Some of the events that are generally thought to be crucial are clearly reflected in the German and French government bond prices. This holds, in particular, for the official outbreak of the war from July to September 1939. It markedly reduced the government bond values of Germany (by 39 percent) and France (by 25 percent). The same holds for losses and gains of national sovereignty. When Belgium and France were defeated and occupied by German forces in the Blitzkrieg of May 1940, the German government bond values rose by 8 percent and those of France fell by no less than 31 percent. The same holds in the case of the two Nordic countries analyzed, Denmark and Norway. The German invasion in April 1940 was clearly noticeable on the bond market, with sharp increases in the perceived risk of a sovereign default, according to falls in the countries' bonds.
At the same time, we also note that certain events to which historians attach great importance are not reflected in bond prices at all: the most prominent example is the capitulation of the Wehrmacht in May 1945, which is neither reflected in the German nor French government bond prices. The Allied invasion in Normandy in June 1944 raised the French bond values (by 16 percent) but did not lead to a break in the values for Germany. In the case of Denmark, the non-aggression pact between Germany and Denmark at the end of May 1939 did not influence the bond market's perception concerning war risks on Denmark at all.
Finally, the results indicate situations where the claims of historians may even be questioned by the financial market evidence.
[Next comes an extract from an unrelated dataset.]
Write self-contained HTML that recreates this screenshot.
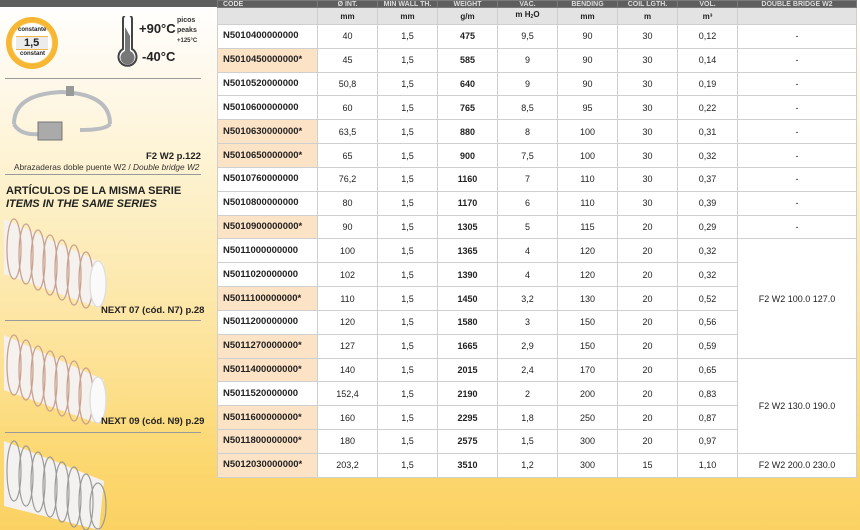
<!DOCTYPE html>
<html><head><meta charset="utf-8"><style>
*{margin:0;padding:0;box-sizing:border-box}
body{width:860px;height:530px;overflow:hidden;position:relative;font-family:"Liberation Sans",sans-serif;color:#222;
background:linear-gradient(180deg,#ffffff 0px,#fffaf0 60px,#fdf0c8 200px,#fde39a 350px,#fcd870 460px,#fbd163 530px)}
.topbar{position:absolute;left:0;top:0;width:217px;height:7px;background:#5e5e5e}
table{position:absolute;left:217px;top:0;border-collapse:collapse;table-layout:fixed;width:639px;background:#fff;font-size:9px}
td{border:1px solid #cfcfcf;text-align:center;padding:0;overflow:hidden;white-space:nowrap;line-height:10px}
tr.h td{height:7px;max-height:7px;background:#5e5e5e;color:#ddd;font-weight:bold;font-size:7px;line-height:5px;vertical-align:bottom;border-color:#7a7a7a}
tr.u td{height:17px;background:#e3e3e3;font-weight:bold;font-size:8px;line-height:9px}
tr.d td{height:23.84px}
td.c{text-align:left;padding-left:5px;font-weight:bold;font-size:9.5px}
td.p{background:#fde3c6}
td.b{font-weight:bold}
.sep{position:absolute;left:5px;width:196px;height:1px;background:#9a9a9a}
.t{position:absolute;white-space:nowrap}
</style></head><body>
<div class="topbar"></div>
<table>
<colgroup><col style="width:100px"><col style="width:60px"><col style="width:60px"><col style="width:60px"><col style="width:60px"><col style="width:60px"><col style="width:60px"><col style="width:60px"><col style="width:119px"></colgroup>
<tr class="h"><td style="text-align:left;padding-left:5px">CODE</td><td>Ø INT.</td><td>MIN WALL TH.</td><td>WEIGHT</td><td>VAC.</td><td>BENDING</td><td>COIL LGTH.</td><td>VOL.</td><td>DOUBLE BRIDGE W2</td></tr>
<tr class="u"><td></td><td>mm</td><td>mm</td><td>g/m</td><td>m H<span style="font-size:5px;vertical-align:-1px">2</span>O</td><td>mm</td><td>m</td><td>m³</td><td></td></tr>
<tr class="d"><td class="c">N5010400000000</td><td>40</td><td>1,5</td><td class="b">475</td><td>9,5</td><td>90</td><td>30</td><td>0,12</td><td>-</td></tr>
<tr class="d"><td class="c p">N5010450000000*</td><td>45</td><td>1,5</td><td class="b">585</td><td>9</td><td>90</td><td>30</td><td>0,14</td><td>-</td></tr>
<tr class="d"><td class="c">N5010520000000</td><td>50,8</td><td>1,5</td><td class="b">640</td><td>9</td><td>90</td><td>30</td><td>0,19</td><td>-</td></tr>
<tr class="d"><td class="c">N5010600000000</td><td>60</td><td>1,5</td><td class="b">765</td><td>8,5</td><td>95</td><td>30</td><td>0,22</td><td>-</td></tr>
<tr class="d"><td class="c p">N5010630000000*</td><td>63,5</td><td>1,5</td><td class="b">880</td><td>8</td><td>100</td><td>30</td><td>0,31</td><td>-</td></tr>
<tr class="d"><td class="c p">N5010650000000*</td><td>65</td><td>1,5</td><td class="b">900</td><td>7,5</td><td>100</td><td>30</td><td>0,32</td><td>-</td></tr>
<tr class="d"><td class="c">N5010760000000</td><td>76,2</td><td>1,5</td><td class="b">1160</td><td>7</td><td>110</td><td>30</td><td>0,37</td><td>-</td></tr>
<tr class="d"><td class="c">N5010800000000</td><td>80</td><td>1,5</td><td class="b">1170</td><td>6</td><td>110</td><td>30</td><td>0,39</td><td>-</td></tr>
<tr class="d"><td class="c p">N5010900000000*</td><td>90</td><td>1,5</td><td class="b">1305</td><td>5</td><td>115</td><td>20</td><td>0,29</td><td>-</td></tr>
<tr class="d"><td class="c">N5011000000000</td><td>100</td><td>1,5</td><td class="b">1365</td><td>4</td><td>120</td><td>20</td><td>0,32</td><td rowspan="5">F2 W2 100.0 127.0</td></tr>
<tr class="d"><td class="c">N5011020000000</td><td>102</td><td>1,5</td><td class="b">1390</td><td>4</td><td>120</td><td>20</td><td>0,32</td></tr>
<tr class="d"><td class="c p">N5011100000000*</td><td>110</td><td>1,5</td><td class="b">1450</td><td>3,2</td><td>130</td><td>20</td><td>0,52</td></tr>
<tr class="d"><td class="c">N5011200000000</td><td>120</td><td>1,5</td><td class="b">1580</td><td>3</td><td>150</td><td>20</td><td>0,56</td></tr>
<tr class="d"><td class="c p">N5011270000000*</td><td>127</td><td>1,5</td><td class="b">1665</td><td>2,9</td><td>150</td><td>20</td><td>0,59</td></tr>
<tr class="d"><td class="c p">N5011400000000*</td><td>140</td><td>1,5</td><td class="b">2015</td><td>2,4</td><td>170</td><td>20</td><td>0,65</td><td rowspan="4">F2 W2 130.0 190.0</td></tr>
<tr class="d"><td class="c">N5011520000000</td><td>152,4</td><td>1,5</td><td class="b">2190</td><td>2</td><td>200</td><td>20</td><td>0,83</td></tr>
<tr class="d"><td class="c p">N5011600000000*</td><td>160</td><td>1,5</td><td class="b">2295</td><td>1,8</td><td>250</td><td>20</td><td>0,87</td></tr>
<tr class="d"><td class="c p">N5011800000000*</td><td>180</td><td>1,5</td><td class="b">2575</td><td>1,5</td><td>300</td><td>20</td><td>0,97</td></tr>
<tr class="d"><td class="c p">N5012030000000*</td><td>203,2</td><td>1,5</td><td class="b">3510</td><td>1,2</td><td>300</td><td>15</td><td>1,10</td><td>F2 W2 200.0 230.0</td></tr>
</table>

<div style="position:absolute;left:6px;top:17px;width:52px;height:52px;border-radius:50%;background:#f8b733"></div>
<div style="position:absolute;left:11px;top:22px;width:42px;height:42px;border-radius:50%;background:#fff;border:1px solid #f5c65a"></div>
<div class="t" style="left:18px;top:27px;font-size:6px;font-weight:bold">constante</div>
<div style="position:absolute;left:16px;top:36px;width:32px;height:14px;background:#ececec;border-top:1px solid #f3b54a;border-bottom:1px solid #f3b54a"></div>
<div class="t" style="left:24px;top:37px;font-size:11px;font-weight:bold">1,5</div>
<div class="t" style="left:20px;top:51px;font-size:6px;font-weight:bold">constant</div>
<svg style="position:absolute;left:115px;top:16px" width="25" height="56"><path d="M8 3 a4.5 4.5 0 0 1 9 0 V33 a9 9 0 1 1 -9 0 Z" fill="#fff" stroke="#444" stroke-width="2"/><path d="M10 11 V35 a7 7 0 1 0 5 0 V20 Z" fill="#777"/></svg>
<div class="t" style="left:139px;top:21px;font-size:13px;font-weight:bold">+90°C</div>
<div class="t" style="left:142px;top:49px;font-size:13px;font-weight:bold">-40°C</div>
<div class="t" style="left:177px;top:16px;font-size:7px;font-weight:bold;line-height:10px;color:#333">picos<br>peaks<br><span style="font-size:6px">+125°C</span></div>
<div class="sep" style="top:78px"></div>
<svg style="position:absolute;left:10px;top:84px" width="105" height="62"><path d="M4 40 Q4 10 52 8 Q100 10 100 40" fill="none" stroke="#b9bcc0" stroke-width="4"/><path d="M4 40 Q10 52 32 50 M70 46 Q96 46 100 40" fill="none" stroke="#b9bcc0" stroke-width="4"/><rect x="28" y="38" width="24" height="18" fill="#aaa" stroke="#777"/><rect x="56" y="2" width="8" height="10" fill="#999"/></svg>
<div class="t" style="left:146px;top:151px;font-size:9.5px;font-weight:bold">F2 W2 p.122</div>
<div class="t" style="left:14px;top:162px;font-size:8.3px;color:#333">Abrazaderas doble puente W2 / <i>Double bridge W2</i></div>
<div class="sep" style="top:174px"></div>
<div class="t" style="left:6px;top:185px;font-size:11px;font-weight:bold">ARTÍCULOS DE LA MISMA SERIE</div>
<div class="t" style="left:6px;top:198px;font-size:11px;font-weight:bold;font-style:italic">ITEMS IN THE SAME SERIES</div>
<svg style="position:absolute;left:4px;top:214px" width="110" height="96"><path d="M0 5 L100 50 L90 92 L0 60 Z" fill="#f4f1ee"/><g fill="none" stroke="#c9a18f" stroke-width="1.3"><ellipse cx="10" cy="35" rx="7" ry="30"/><ellipse cx="22" cy="40" rx="7" ry="30"/><ellipse cx="34" cy="46" rx="7" ry="30"/><ellipse cx="46" cy="51" rx="7" ry="30"/><ellipse cx="58" cy="56" rx="7" ry="30"/><ellipse cx="70" cy="61" rx="7" ry="30"/><ellipse cx="82" cy="66" rx="7" ry="28"/><ellipse cx="94" cy="70" rx="8" ry="23" stroke="#ddd" fill="#fafafa"/></g></svg>
<div class="t" style="left:101px;top:305px;font-size:9.5px;font-weight:bold">NEXT 07 (cód. N7) p.28</div>
<div class="sep" style="top:320px"></div>
<svg style="position:absolute;left:4px;top:330px" width="110" height="96"><path d="M0 5 L100 50 L90 92 L0 60 Z" fill="#f4f1ee"/><g fill="none" stroke="#c9a18f" stroke-width="1.3"><ellipse cx="10" cy="35" rx="7" ry="30"/><ellipse cx="22" cy="40" rx="7" ry="30"/><ellipse cx="34" cy="46" rx="7" ry="30"/><ellipse cx="46" cy="51" rx="7" ry="30"/><ellipse cx="58" cy="56" rx="7" ry="30"/><ellipse cx="70" cy="61" rx="7" ry="30"/><ellipse cx="82" cy="66" rx="7" ry="28"/><ellipse cx="94" cy="70" rx="8" ry="23" stroke="#ddd" fill="#fafafa"/></g></svg>
<div class="t" style="left:101px;top:416px;font-size:9.5px;font-weight:bold">NEXT 09 (cód. N9) p.29</div>
<div class="sep" style="top:432px"></div>
<svg style="position:absolute;left:4px;top:436px" width="110" height="94"><path d="M0 5 L100 45 L95 94 L0 70 Z" fill="#f4f2f0"/><g fill="none" stroke="#9a9a9a" stroke-width="1.2"><ellipse cx="10" cy="35" rx="7" ry="30"/><ellipse cx="22" cy="40" rx="7" ry="30"/><ellipse cx="34" cy="46" rx="7" ry="30"/><ellipse cx="46" cy="51" rx="7" ry="30"/><ellipse cx="58" cy="56" rx="7" ry="30"/><ellipse cx="70" cy="61" rx="7" ry="30"/><ellipse cx="82" cy="66" rx="7" ry="28"/><ellipse cx="94" cy="70" rx="8" ry="23"/></g></svg>
</body></html>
For example, Nordic historians have regularly argued that the contemporaries in the Nordic countries did not perceive any increased risk of war to their own countries in the period before the war, i.e., in 1939 and early 1940.9 By contrast, the estimated structural breaks for both Denmark and Norway clearly indicate that the sovereign risk of these countries increased significantly in connection with war-related geopolitical events, and could be clearly interpreted as increasing the military threat against these countries.
So on balance, while it looks like the markets and the historians largely agree, historians could benefit from using market reactions as a complement to their analyses.